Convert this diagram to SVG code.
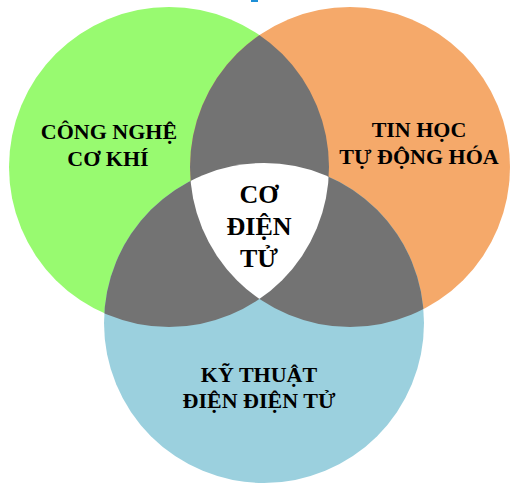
<svg xmlns="http://www.w3.org/2000/svg" width="513" height="490" viewBox="0 0 513 490">
  <style>
    .lbl { font-family: "Liberation Serif", "Times New Roman", serif; font-weight: bold; font-size: 22px; fill: #000; text-anchor: middle; }
    .ctr { font-size: 26px; }
    .ovl { fill: #737373; }
  </style>
  <defs>
    <circle id="cg" cx="169" cy="167" r="160"/>
    <circle id="co" cx="350" cy="167" r="160"/>
    <circle id="cb" cx="264" cy="323" r="160"/>
    <clipPath id="clipG"><use href="#cg"/></clipPath>
    <clipPath id="clipO"><use href="#co"/></clipPath>
    <clipPath id="clipB"><use href="#cb"/></clipPath>
  </defs>
  <rect width="513" height="490" fill="#ffffff"/>
  <rect x="251" y="0" width="7" height="2" fill="#1e8fd6"/>

  <g id="node-cong-nghe-co-khi">
    <use href="#cg" fill="#98fa70"/>
    <text class="lbl" x="109" y="139">CÔNG NGHỆ</text>
    <text class="lbl" x="108" y="166">CƠ KHÍ</text>
  </g>
  <g id="node-tin-hoc-tu-dong-hoa">
    <use href="#co" fill="#f5a96a"/>
    <text class="lbl" x="419" y="137">TIN HỌC</text>
    <text class="lbl" x="419" y="164">TỰ ĐỘNG HÓA</text>
  </g>
  <g id="node-ky-thuat-dien-dien-tu">
    <use href="#cb" fill="#9bd0de"/>
    <text class="lbl" x="259" y="382">KỸ THUẬT</text>
    <text class="lbl" x="259" y="408">ĐIỆN ĐIỆN TỬ</text>
  </g>

  <g id="overlaps">
    <g clip-path="url(#clipO)"><use href="#cg" class="ovl"/></g>
    <g clip-path="url(#clipB)"><use href="#cg" class="ovl"/></g>
    <g clip-path="url(#clipB)"><use href="#co" class="ovl"/></g>
  </g>

  <g id="node-co-dien-tu">
    <g clip-path="url(#clipO)"><g clip-path="url(#clipB)"><use href="#cg" fill="#ffffff"/></g></g>
    <text class="lbl ctr" x="259" y="203">CƠ</text>
    <text class="lbl ctr" x="259" y="235">ĐIỆN</text>
    <text class="lbl ctr" x="259" y="267">TỬ</text>
  </g>

  <g id="connectors"/>
</svg>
++++++++++++++++++++
Task to carry out: Copy every line of the data word for word, omitting the images.

The solution:
Convert this diagram to SVG code.
<svg xmlns="http://www.w3.org/2000/svg" width="513" height="490" viewBox="0 0 513 490">
  <style>
    .lbl { font-family: "Liberation Serif", "Times New Roman", serif; font-weight: bold; font-size: 22px; fill: #000; text-anchor: middle; }
    .ctr { font-size: 26px; }
    .ovl { fill: #737373; }
  </style>
  <defs>
    <circle id="cg" cx="169" cy="167" r="160"/>
    <circle id="co" cx="350" cy="167" r="160"/>
    <circle id="cb" cx="264" cy="323" r="160"/>
    <clipPath id="clipG"><use href="#cg"/></clipPath>
    <clipPath id="clipO"><use href="#co"/></clipPath>
    <clipPath id="clipB"><use href="#cb"/></clipPath>
  </defs>
  <rect width="513" height="490" fill="#ffffff"/>
  <rect x="251" y="0" width="7" height="2" fill="#1e8fd6"/>

  <g id="node-cong-nghe-co-khi">
    <use href="#cg" fill="#98fa70"/>
    <text class="lbl" x="109" y="139">CÔNG NGHỆ</text>
    <text class="lbl" x="108" y="166">CƠ KHÍ</text>
  </g>
  <g id="node-tin-hoc-tu-dong-hoa">
    <use href="#co" fill="#f5a96a"/>
    <text class="lbl" x="419" y="137">TIN HỌC</text>
    <text class="lbl" x="419" y="164">TỰ ĐỘNG HÓA</text>
  </g>
  <g id="node-ky-thuat-dien-dien-tu">
    <use href="#cb" fill="#9bd0de"/>
    <text class="lbl" x="259" y="382">KỸ THUẬT</text>
    <text class="lbl" x="259" y="408">ĐIỆN ĐIỆN TỬ</text>
  </g>

  <g id="overlaps">
    <g clip-path="url(#clipO)"><use href="#cg" class="ovl"/></g>
    <g clip-path="url(#clipB)"><use href="#cg" class="ovl"/></g>
    <g clip-path="url(#clipB)"><use href="#co" class="ovl"/></g>
  </g>

  <g id="node-co-dien-tu">
    <g clip-path="url(#clipO)"><g clip-path="url(#clipB)"><use href="#cg" fill="#ffffff"/></g></g>
    <text class="lbl ctr" x="259" y="203">CƠ</text>
    <text class="lbl ctr" x="259" y="235">ĐIỆN</text>
    <text class="lbl ctr" x="259" y="267">TỬ</text>
  </g>

  <g id="connectors"/>
</svg>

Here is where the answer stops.